(Set exercise)
Pictures stay out of this copy, which runs from the first line of the material through the line containing "from bokeh.resources import INLINE".

(Provided material)
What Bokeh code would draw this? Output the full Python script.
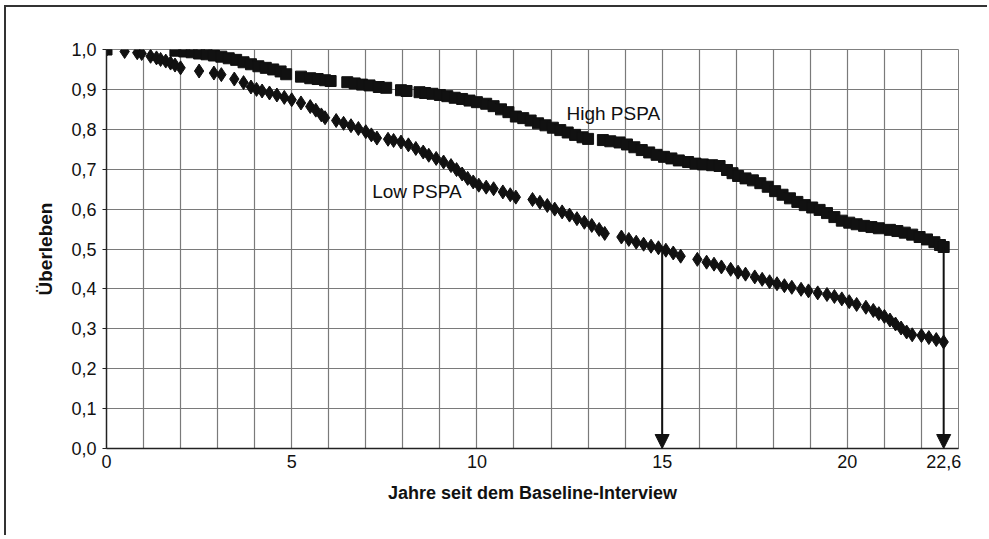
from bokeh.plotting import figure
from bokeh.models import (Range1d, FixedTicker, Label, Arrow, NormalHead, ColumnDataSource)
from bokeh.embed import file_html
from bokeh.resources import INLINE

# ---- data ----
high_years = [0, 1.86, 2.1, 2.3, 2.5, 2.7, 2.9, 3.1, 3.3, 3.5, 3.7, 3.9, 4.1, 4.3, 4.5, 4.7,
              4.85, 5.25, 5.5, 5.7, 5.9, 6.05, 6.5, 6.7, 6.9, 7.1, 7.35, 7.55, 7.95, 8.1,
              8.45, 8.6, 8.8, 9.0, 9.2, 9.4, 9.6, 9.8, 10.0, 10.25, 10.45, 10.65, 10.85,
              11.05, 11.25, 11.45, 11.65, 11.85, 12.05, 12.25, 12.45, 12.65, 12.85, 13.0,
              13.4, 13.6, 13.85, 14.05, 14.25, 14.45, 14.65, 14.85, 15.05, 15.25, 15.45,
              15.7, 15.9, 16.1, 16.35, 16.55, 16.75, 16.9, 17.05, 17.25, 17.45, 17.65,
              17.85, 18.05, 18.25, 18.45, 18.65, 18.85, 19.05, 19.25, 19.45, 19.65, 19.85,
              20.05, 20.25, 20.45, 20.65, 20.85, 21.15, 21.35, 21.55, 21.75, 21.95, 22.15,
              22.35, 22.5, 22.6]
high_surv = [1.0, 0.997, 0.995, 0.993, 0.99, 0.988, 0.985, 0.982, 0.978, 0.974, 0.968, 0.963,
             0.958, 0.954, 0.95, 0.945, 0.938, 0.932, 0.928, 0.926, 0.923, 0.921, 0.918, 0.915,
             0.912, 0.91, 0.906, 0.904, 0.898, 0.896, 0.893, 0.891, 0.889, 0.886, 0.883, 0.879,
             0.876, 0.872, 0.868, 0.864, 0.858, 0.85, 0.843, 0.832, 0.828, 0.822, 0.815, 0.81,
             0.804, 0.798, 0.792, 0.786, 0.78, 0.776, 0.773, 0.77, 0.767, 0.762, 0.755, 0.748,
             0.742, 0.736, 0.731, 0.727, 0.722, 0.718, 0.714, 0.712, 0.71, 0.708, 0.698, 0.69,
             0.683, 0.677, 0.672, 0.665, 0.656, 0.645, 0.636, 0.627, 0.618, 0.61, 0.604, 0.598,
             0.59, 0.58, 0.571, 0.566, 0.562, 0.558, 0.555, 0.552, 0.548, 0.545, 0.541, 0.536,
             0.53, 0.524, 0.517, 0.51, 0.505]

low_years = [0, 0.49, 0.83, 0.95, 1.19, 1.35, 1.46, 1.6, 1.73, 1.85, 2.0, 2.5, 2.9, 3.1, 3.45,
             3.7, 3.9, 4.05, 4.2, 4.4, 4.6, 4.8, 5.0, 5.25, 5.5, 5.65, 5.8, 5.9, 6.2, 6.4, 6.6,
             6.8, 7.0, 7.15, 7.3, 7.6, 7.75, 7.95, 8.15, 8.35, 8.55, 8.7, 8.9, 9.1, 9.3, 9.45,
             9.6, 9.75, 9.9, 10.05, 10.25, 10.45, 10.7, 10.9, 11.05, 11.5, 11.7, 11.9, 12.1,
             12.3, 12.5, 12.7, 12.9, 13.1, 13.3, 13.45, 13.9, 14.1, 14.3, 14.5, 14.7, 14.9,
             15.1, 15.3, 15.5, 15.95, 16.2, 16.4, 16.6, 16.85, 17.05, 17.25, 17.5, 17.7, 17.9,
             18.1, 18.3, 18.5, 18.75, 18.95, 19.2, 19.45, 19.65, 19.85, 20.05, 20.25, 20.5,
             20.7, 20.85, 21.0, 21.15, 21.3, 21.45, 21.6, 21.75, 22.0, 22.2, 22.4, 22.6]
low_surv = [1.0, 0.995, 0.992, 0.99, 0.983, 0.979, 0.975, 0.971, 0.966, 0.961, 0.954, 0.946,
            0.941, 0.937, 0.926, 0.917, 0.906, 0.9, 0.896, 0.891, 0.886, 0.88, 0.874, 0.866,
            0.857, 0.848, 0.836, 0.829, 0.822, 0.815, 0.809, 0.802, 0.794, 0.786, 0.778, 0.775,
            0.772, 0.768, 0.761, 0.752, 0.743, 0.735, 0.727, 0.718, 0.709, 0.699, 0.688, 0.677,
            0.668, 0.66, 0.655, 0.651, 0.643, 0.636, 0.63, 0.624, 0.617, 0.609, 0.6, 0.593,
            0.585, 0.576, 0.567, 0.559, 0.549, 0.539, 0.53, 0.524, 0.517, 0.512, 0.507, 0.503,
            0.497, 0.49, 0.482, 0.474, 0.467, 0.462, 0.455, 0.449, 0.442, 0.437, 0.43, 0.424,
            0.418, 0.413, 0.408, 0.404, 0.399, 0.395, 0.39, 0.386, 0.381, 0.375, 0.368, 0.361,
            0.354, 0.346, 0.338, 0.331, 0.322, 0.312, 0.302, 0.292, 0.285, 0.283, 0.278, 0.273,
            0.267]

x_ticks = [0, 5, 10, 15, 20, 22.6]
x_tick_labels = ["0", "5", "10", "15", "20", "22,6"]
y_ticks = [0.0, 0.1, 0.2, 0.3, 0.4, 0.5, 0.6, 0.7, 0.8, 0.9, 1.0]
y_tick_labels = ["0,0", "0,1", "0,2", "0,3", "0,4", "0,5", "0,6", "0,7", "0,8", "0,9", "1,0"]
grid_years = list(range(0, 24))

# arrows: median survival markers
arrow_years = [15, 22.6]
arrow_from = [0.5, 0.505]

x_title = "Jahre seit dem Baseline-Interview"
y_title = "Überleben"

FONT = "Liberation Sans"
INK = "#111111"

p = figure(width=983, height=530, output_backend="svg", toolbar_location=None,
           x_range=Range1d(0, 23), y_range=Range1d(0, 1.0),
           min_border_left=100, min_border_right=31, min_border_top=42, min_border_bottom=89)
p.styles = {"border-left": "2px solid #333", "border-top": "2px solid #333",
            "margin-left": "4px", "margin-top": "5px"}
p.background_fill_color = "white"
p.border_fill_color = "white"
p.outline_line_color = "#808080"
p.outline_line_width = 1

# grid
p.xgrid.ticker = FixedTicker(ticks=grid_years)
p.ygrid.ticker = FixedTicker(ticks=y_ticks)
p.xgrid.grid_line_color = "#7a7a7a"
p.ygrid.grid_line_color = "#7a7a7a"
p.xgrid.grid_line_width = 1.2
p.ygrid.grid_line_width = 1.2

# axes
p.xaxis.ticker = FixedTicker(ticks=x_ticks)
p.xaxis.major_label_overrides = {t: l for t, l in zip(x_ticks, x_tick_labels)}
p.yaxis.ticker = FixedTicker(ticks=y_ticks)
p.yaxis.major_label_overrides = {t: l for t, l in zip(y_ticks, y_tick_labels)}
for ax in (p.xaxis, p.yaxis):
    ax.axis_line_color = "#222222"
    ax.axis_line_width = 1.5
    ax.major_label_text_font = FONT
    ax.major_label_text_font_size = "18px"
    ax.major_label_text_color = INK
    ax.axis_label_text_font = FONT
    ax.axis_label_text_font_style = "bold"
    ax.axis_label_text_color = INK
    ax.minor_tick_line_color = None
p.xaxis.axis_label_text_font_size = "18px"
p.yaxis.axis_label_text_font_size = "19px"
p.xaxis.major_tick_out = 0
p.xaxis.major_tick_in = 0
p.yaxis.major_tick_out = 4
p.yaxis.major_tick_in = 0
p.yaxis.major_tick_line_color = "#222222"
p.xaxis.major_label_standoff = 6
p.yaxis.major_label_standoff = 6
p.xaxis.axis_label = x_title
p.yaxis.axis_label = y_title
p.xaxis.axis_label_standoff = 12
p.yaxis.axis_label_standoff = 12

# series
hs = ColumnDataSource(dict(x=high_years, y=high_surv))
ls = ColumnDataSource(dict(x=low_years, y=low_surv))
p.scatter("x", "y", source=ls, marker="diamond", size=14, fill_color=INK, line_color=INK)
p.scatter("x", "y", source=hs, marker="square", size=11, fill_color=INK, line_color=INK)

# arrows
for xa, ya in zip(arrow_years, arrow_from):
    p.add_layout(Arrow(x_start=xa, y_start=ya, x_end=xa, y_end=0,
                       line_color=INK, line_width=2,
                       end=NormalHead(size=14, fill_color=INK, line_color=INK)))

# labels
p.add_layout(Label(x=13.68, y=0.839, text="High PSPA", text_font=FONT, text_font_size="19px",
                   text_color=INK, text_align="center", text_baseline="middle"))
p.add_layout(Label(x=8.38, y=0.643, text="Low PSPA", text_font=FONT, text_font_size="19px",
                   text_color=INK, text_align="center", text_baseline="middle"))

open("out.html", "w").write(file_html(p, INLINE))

(Exercise response)
What Bokeh code would draw this? Output the full Python script.
from bokeh.plotting import figure
from bokeh.models import (Range1d, FixedTicker, Label, Arrow, NormalHead, ColumnDataSource)
from bokeh.embed import file_html
from bokeh.resources import INLINE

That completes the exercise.